Would you transcribe the whole listing exactly, minus its pictures?

-- START Dataset section --

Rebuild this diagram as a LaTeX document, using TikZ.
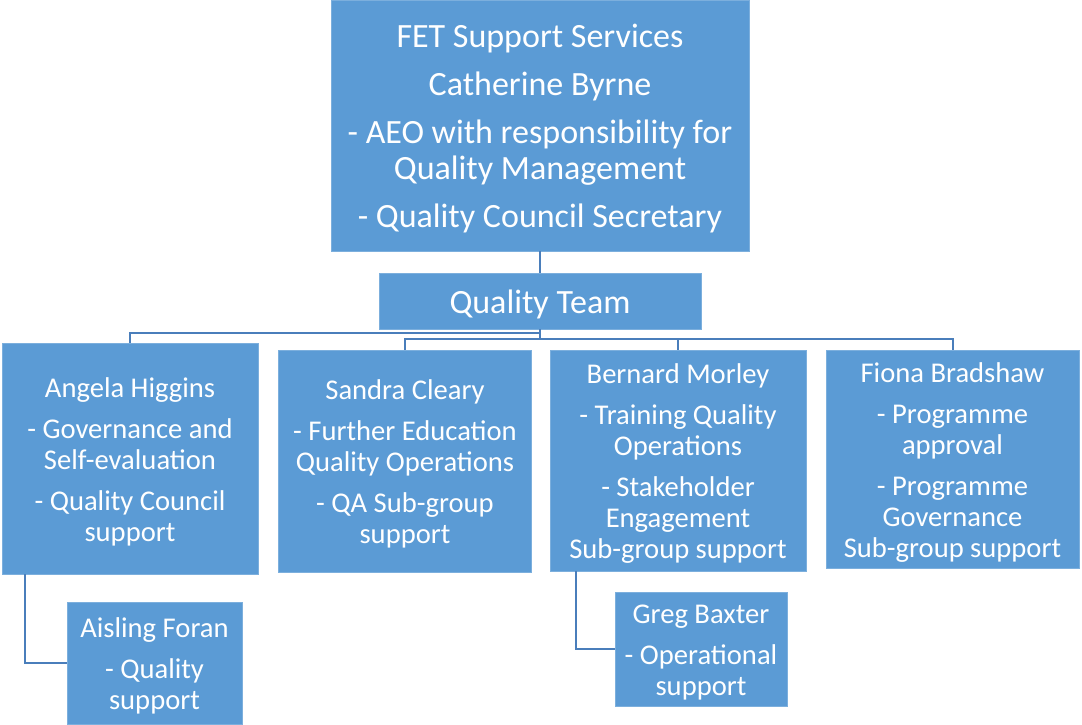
\documentclass[tikz,border=0pt]{standalone}
\usepackage{fontspec}
\setmainfont{Carlito}

\definecolor{boxblue}{HTML}{5B9BD5}
\definecolor{lineblue}{HTML}{4A7EBB}

% raises the first line of a box
\newcommand{\firstrule}[1]{\rule{0pt}{#1}}

\tikzset{
    member/.style={rectangle, fill=boxblue, draw=boxblue!80!white, line width=0.8pt,
        text=white, align=center, inner sep=0pt,
        font=\fontsize{28.6}{31}\selectfont},
    head/.style={member, font=\fontsize{34}{36}\selectfont},
    link/.style={draw=lineblue, line width=2pt},
}

\begin{document}
\begin{tikzpicture}[x=1pt, y=-1pt]
        \useasboundingbox (0,0) rectangle (1082,725);

        % Head and team
        \node[head, minimum width=418pt, minimum height=251pt] (top) at (540,125.5)
            {\firstrule{30pt}FET Support Services\\[12pt] Catherine Byrne\\[12pt] - AEO with responsibility for\\ Quality Management\\[12pt] - Quality Council Secretary};
        \node[head, minimum width=322pt, minimum height=56pt] (team) at (540,301) {\firstrule{30pt}Quality Team};

        % Team members
        \node[member, minimum width=256pt, minimum height=231pt] (angela) at (130,458.5)
            {\firstrule{26pt}Angela Higgins\\[10pt] - Governance and\\ Self-evaluation\\[10pt] - Quality Council\\ support};
        \node[member, minimum width=253pt, minimum height=222pt] (sandra) at (405,461)
            {\firstrule{26pt}Sandra Cleary\\[10pt] - Further Education\\ Quality Operations\\[10pt] - QA Sub-group\\ support};
        \node[member, minimum width=256pt, minimum height=221pt] (bernard) at (678,460.5)
            {\firstrule{26pt}Bernard Morley\\[10pt] - Training Quality\\ Operations\\[10pt] - Stakeholder\\ Engagement\\ Sub-group support};
        \node[member, minimum width=253pt, minimum height=218pt] (fiona) at (952.5,459)
            {\firstrule{26pt}Fiona Bradshaw\\[10pt] - Programme\\ approval\\[10pt] - Programme\\ Governance\\ Sub-group support};

        % Support staff
        \node[member, minimum width=175pt, minimum height=122pt] (aisling) at (154.5,663)
            {\firstrule{26pt}Aisling Foran\\[10pt] - Quality\\ support};
        \node[member, minimum width=172pt, minimum height=114pt] (greg) at (701,649)
            {\firstrule{26pt}Greg Baxter\\[10pt] - Operational\\ support};

        % Connectors
        \draw[link] (top.south) -- (team.north);
        \draw[link] (team.south) -- ++(0,4) -| (angela.north);
        \draw[link] (team.south) -- ++(0,10) -| (sandra.north);
        \draw[link] (team.south) -- ++(0,10) -| (bernard.north);
        \draw[link] (team.south) -- ++(0,10) -| (fiona.north);
        \draw[link] ([xshift=-105pt]angela.south) |- (aisling.west);
        \draw[link] ([xshift=-102pt]bernard.south) |- (greg.west);
    \end{tikzpicture}
\end{document}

-- END Dataset section --

- Output for this task
Rebuild this diagram as a LaTeX document, using TikZ.
\documentclass[tikz,border=0pt]{standalone}
\usepackage{fontspec}
\setmainfont{Carlito}

\definecolor{boxblue}{HTML}{5B9BD5}
\definecolor{lineblue}{HTML}{4A7EBB}

% raises the first line of a box
\newcommand{\firstrule}[1]{\rule{0pt}{#1}}

\tikzset{
    member/.style={rectangle, fill=boxblue, draw=boxblue!80!white, line width=0.8pt,
        text=white, align=center, inner sep=0pt,
        font=\fontsize{28.6}{31}\selectfont},
    head/.style={member, font=\fontsize{34}{36}\selectfont},
    link/.style={draw=lineblue, line width=2pt},
}

\begin{document}
\begin{tikzpicture}[x=1pt, y=-1pt]
        \useasboundingbox (0,0) rectangle (1082,725);

        % Head and team
        \node[head, minimum width=418pt, minimum height=251pt] (top) at (540,125.5)
            {\firstrule{30pt}FET Support Services\\[12pt] Catherine Byrne\\[12pt] - AEO with responsibility for\\ Quality Management\\[12pt] - Quality Council Secretary};
        \node[head, minimum width=322pt, minimum height=56pt] (team) at (540,301) {\firstrule{30pt}Quality Team};

        % Team members
        \node[member, minimum width=256pt, minimum height=231pt] (angela) at (130,458.5)
            {\firstrule{26pt}Angela Higgins\\[10pt] - Governance and\\ Self-evaluation\\[10pt] - Quality Council\\ support};
        \node[member, minimum width=253pt, minimum height=222pt] (sandra) at (405,461)
            {\firstrule{26pt}Sandra Cleary\\[10pt] - Further Education\\ Quality Operations\\[10pt] - QA Sub-group\\ support};
        \node[member, minimum width=256pt, minimum height=221pt] (bernard) at (678,460.5)
            {\firstrule{26pt}Bernard Morley\\[10pt] - Training Quality\\ Operations\\[10pt] - Stakeholder\\ Engagement\\ Sub-group support};
        \node[member, minimum width=253pt, minimum height=218pt] (fiona) at (952.5,459)
            {\firstrule{26pt}Fiona Bradshaw\\[10pt] - Programme\\ approval\\[10pt] - Programme\\ Governance\\ Sub-group support};

        % Support staff
        \node[member, minimum width=175pt, minimum height=122pt] (aisling) at (154.5,663)
            {\firstrule{26pt}Aisling Foran\\[10pt] - Quality\\ support};
        \node[member, minimum width=172pt, minimum height=114pt] (greg) at (701,649)
            {\firstrule{26pt}Greg Baxter\\[10pt] - Operational\\ support};

        % Connectors
        \draw[link] (top.south) -- (team.north);
        \draw[link] (team.south) -- ++(0,4) -| (angela.north);
        \draw[link] (team.south) -- ++(0,10) -| (sandra.north);
        \draw[link] (team.south) -- ++(0,10) -| (bernard.north);
        \draw[link] (team.south) -- ++(0,10) -| (fiona.north);
        \draw[link] ([xshift=-105pt]angela.south) |- (aisling.west);
        \draw[link] ([xshift=-102pt]bernard.south) |- (greg.west);
    \end{tikzpicture}
\end{document}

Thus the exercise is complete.